Charter school bill clears KY Senate’s Education Committee

A new bill to bring charter schools to Kentucky, Senate Bill 253, was passed in a nine-to-two vote by the Kentucky Legislature’s Education Committee yesterday amidst expected union pushback and an amazingly frank charge from Hal Heiner, Kentucky’s Secretary of Education, that the Kentucky Education Association is standing in the way of the best policies for children.

KET webcast the meeting and the video is now available online in the KET Archives.

There was some pretty sharp discussion during the meeting, making this video of more than average interest.

Supporting testimony on SB-253 came from bill sponsor and Senate Education Committee chair Senator Mike Wilson (R) Bowling Green, assisted by Secretary Heiner and the Kentucky Education & Workforce Development Cabinet’s Executive Director of Educational Programs, Dr. Wayne Lewis.

These comments begin at 14 minutes and 19 seconds into the video and provide a rather extensive overview of the bill.

Heiner provided added information about why charter schools are badly needed in Kentucky, focusing on the major problems with achievement gaps in the Jefferson County Public School District (JCPS).Heiner directly said at one point:

“The standard, traditional public school is not working for children that have significant gaps.”

Dr. Lewis, who was a Professor of Education at the University of Kentucky before joining the Education & Workforce Cabinet several months ago, was equally forthright. He expanded the discussion of need, touching on additional education problems in Fayette County schools, claiming:

“Our collective, continued failure to address the unwillingness and or inability of Fayette and Jefferson County to meet the needs of low income and children of color is nothing short of academic neglect.”

Heiner also made his ire with the continuing resistance of the Kentucky Education Association to charter schools in Kentucky abundantly clear, saying:

“When will we put children before adults? When will we stop drinking the KEA’s stagnant water, whose very mission statement puts adults before children?”

It was one of the most direct challenges I ever recall hearing in a legislative committee meeting, and I’ve attended plenty of those over the years. To say union members in the audience were squirming would be a gross understatement.

Despite the obvious need for Kentucky’s education system to do something different that Heiner and Lewis so effectively discussed, several Democrat members of the committee continued to argue against the legislation, mostly just parroting -- again -- the same, union-generated material. Sadly, the Democrat responses mostly served to excuse a status quo that clearly isn’t working.

At one point Sen.
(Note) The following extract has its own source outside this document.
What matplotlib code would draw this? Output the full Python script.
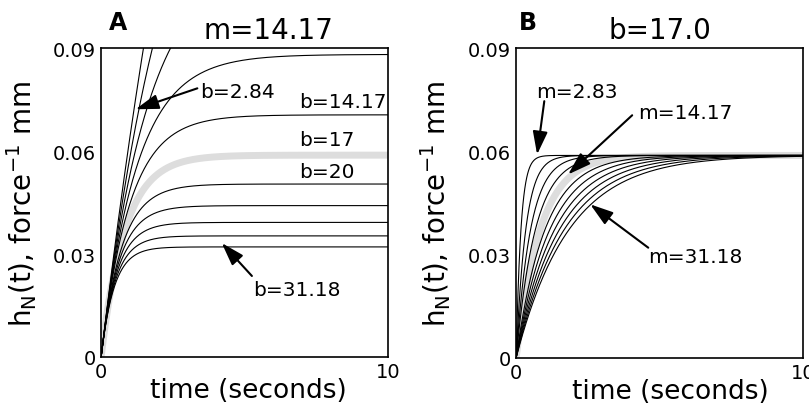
import numpy as np
import matplotlib.pyplot as plt

# Model parameters shown in the figure (first-order response h = (1/b)(1 - exp(-b t / m)))
m_fixed = 14.17
b_values = [2.84, 5.67, 8.50, 11.34, 14.17, 17.0, 19.84, 22.67, 25.50, 28.34, 31.18]
b_highlight = 17.0

b_fixed = 17.0
m_values = [2.83, 5.67, 8.50, 11.34, 14.17, 17.0, 19.84, 22.67, 25.50, 28.34, 31.18]
m_highlight = 14.17

t = np.linspace(0, 10, 600)


def response(m, b):
    return (1.0 / b) * (1 - np.exp(-b * t / m))


fig = plt.figure(figsize=(8.09, 4.10), dpi=100)
axA = fig.add_axes([0.125, 0.127, 0.355, 0.753])
axB = fig.add_axes([0.638, 0.125, 0.355, 0.755])

# Panel A: vary b
for b in b_values:
    if b == b_highlight:
        axA.plot(t, response(m_fixed, b), color='#dddddd', lw=5, zorder=1)
    else:
        axA.plot(t, response(m_fixed, b), color='black', lw=0.8, zorder=2)

# Panel B: vary m
for m in m_values:
    if m == m_highlight:
        axB.plot(t, response(m, b_fixed), color='#dddddd', lw=5, zorder=1)
    else:
        axB.plot(t, response(m, b_fixed), color='black', lw=0.8, zorder=2)

for ax in (axA, axB):
    ax.set_xlim(0, 10)
    ax.set_ylim(0, 0.09)
    ax.set_xticks([0, 10])
    ax.set_xticklabels(['0', '10'])
    ax.set_yticks([0, 0.03, 0.06, 0.09])
    ax.set_yticklabels(['0', '0.03', '0.06', '0.09'])
    ax.tick_params(length=0, labelsize=14, pad=4)
    for s in ax.spines.values():
        s.set_linewidth(1.2)
    ax.set_xlabel('time (seconds)', fontsize=19)
    ax.set_ylabel(r'h$_\mathregular{N}$(t), force$^{-1}$ mm', fontsize=20)

axA.xaxis.set_label_coords(0.512, -0.065)
axB.xaxis.set_label_coords(0.537, -0.065)
axA.yaxis.set_label_coords(-0.215, 0.5)
axB.yaxis.set_label_coords(-0.22, 0.5)

arrow = dict(arrowstyle='-|>,head_width=0.45,head_length=1.4', color='black', lw=1.5,
             shrinkA=0, shrinkB=0)

# Panel A annotations
axA.annotate('', xy=(1.2, 0.0722), xytext=(3.35, 0.0783), arrowprops=arrow)
axA.text(3.45, 0.0775, 'b=2.84', fontsize=14.5, va='center')
axA.text(6.9, 0.0718, 'b=14.17', fontsize=14.5, va='bottom')
axA.text(6.9, 0.0605, 'b=17', fontsize=14.5, va='bottom')
axA.text(6.9, 0.0513, 'b=20', fontsize=14.5, va='bottom')
axA.annotate('', xy=(4.2, 0.0332), xytext=(5.25, 0.0236), arrowprops=arrow)
axA.text(5.3, 0.0198, 'b=31.18', fontsize=14.5, va='center')

# Panel B annotations
axB.annotate('', xy=(0.73, 0.0591), xytext=(0.98, 0.0746), arrowprops=arrow)
axB.text(0.7, 0.0775, 'm=2.83', fontsize=14.5, va='center')
axB.annotate('', xy=(1.81, 0.0533), xytext=(4.04, 0.0705), arrowprops=arrow)
axB.text(4.25, 0.0713, 'm=14.17', fontsize=14.5, va='center')
axB.annotate('', xy=(2.58, 0.0446), xytext=(4.6, 0.032), arrowprops=arrow)
axB.text(4.6, 0.0295, 'm=31.18', fontsize=14.5, va='center')

fig.text(0.135, 0.945, 'A', fontsize=17, fontweight='bold', ha='left', va='center')
fig.text(0.332, 0.925, 'm=14.17', fontsize=20, ha='center', va='center')
fig.text(0.641, 0.945, 'B', fontsize=17, fontweight='bold', ha='left', va='center')
fig.text(0.816, 0.925, 'b=17.0', fontsize=20, ha='center', va='center')

fig.savefig('out.png', dpi=100)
Gerald Neal (D) Louisville cited the Districts of Innovation program as a counter to charter schools and said some of the Schools of Innovation are doing very well under that program. Neal’s example frankly puzzled me because his own home school system, the JCPS, has only created two Schools of Innovation. One of those, the Maupin Elementary School, has encountered fantastic problems per multiple news reports in the Courier Journal published on November 28, 2015 and February 10, 2016.In fact, the Courier-Journal reports in the second article that:

“As Maupin Elementary struggles to get its new School of Innovation concept off the ground, Jefferson County Public Schools staff is warning that the school could slip into priority status this year.”

Can it be that Sen. Neal isn’t reading the only major newspaper in his own home town? Can it be he really does not understand how his hometown school system is stumbling badly with trying to do something innovative that really works for students?

Stephanie Winkler, president of the KEA, also testified against the legislation. The union leader’s comments were neither new, nor surprising, nor accurate. Winkler claims at about 52 minutes and 40 seconds into the webcast that:

“The research is clear; students do as well or better in public schools than they do in charter schools.”

Obviously, Winkler chooses to ignore the most important findings from the many reports on charter schools that have been created by the CREDO crowd at Stanford University. All the CREDO reports I have seen (such as those discussed here and here to list only a few examples) show that once students spend enough time in charters to benefit, they do outperform their traditional public school peers.

Of course, Winkler can point to reports that show otherwise, but what she didn’t admit is many of those reports are created by college professors from the National Education Policy Center, a neutral-sounding group that actually is honest enough to admit it gets a lot of funding from – the National Education Association. That funding source might just lead to some biases in those reports.Certainly, one of the obvious biases in reports that don’t find good charter impacts is those reports lump first year charter school students into their performance evaluations. But, CREDO shows that charters need longer than just one year to turn kids around, so these sorts of reports will always understate charter performance.

Maybe Winkler doesn’t know all of this, but in her position as a teacher leader, she should. Certainly, her easy to challenge claim about charter performance undermines her credibility.

In any event, you can hear all the testimony – pro and con – in the KET webcast. This legislative drama is actually rather interesting and well worth your time.